Many of the Skills Agenda new elements revolve around its targets for education, to be achieved by 2025. The choice of these key targets highlights a renewed attention to vulnerable groups and testifies of a massive effort in collecting, monitoring and reporting data.


But this raises a number of questions. LLLP urges policy-makers that citizens, learners, educators, educational institutions and other stakeholders have a say in the implementation and the evaluation of the Agenda. It is not clear how relevant stakeholders will access the funding available, nor is their involvement in the decisions regarding the European Skills Agenda.

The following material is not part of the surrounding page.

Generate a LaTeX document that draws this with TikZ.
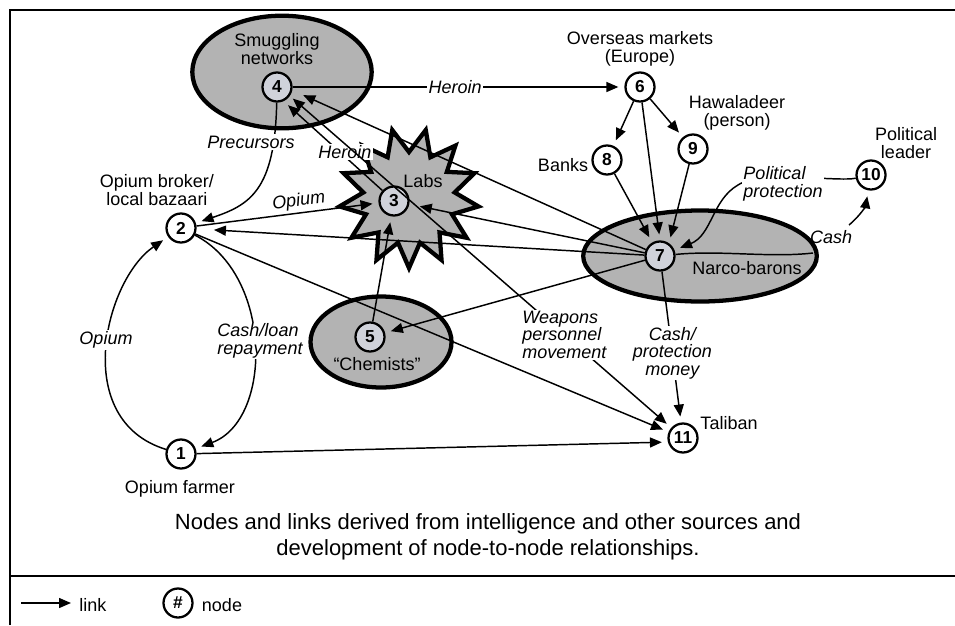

LLLP wishes to warn against the danger of a top-down approach, as the education sector itself is loosely involved in the definition of the targets.


Another important concerning element of ambitious policy reforms is the continuation of existing policies and evaluation of their implementation. Not to mention the link between different policies to ensure coherence that we hope the further development of the European Education Area will address.


By the same token, we regret that the definition of lifelong learning rests on a narrow point of view: its function is not solely related to upskilling and reskilling processes, and it certainly cannot be reduced to a skills-for-jobs approach. Lifelong learning englobes and encompasses these concepts, with its guiding principles being ‘inclusion‘ and learning opportunities. Building on this, lifelong learning cannot remain confined to work environments, however important, but should be embedded in every citizen’s mindset since the earliest stages of their lives.


The Skills Agenda truly has the potential to equip current and future generations with the necessary skills to face today’s many challenges. It made big steps towards an increased role of education and training in our world, but more cross-sector cooperation is needed to ensure that we make the final leap.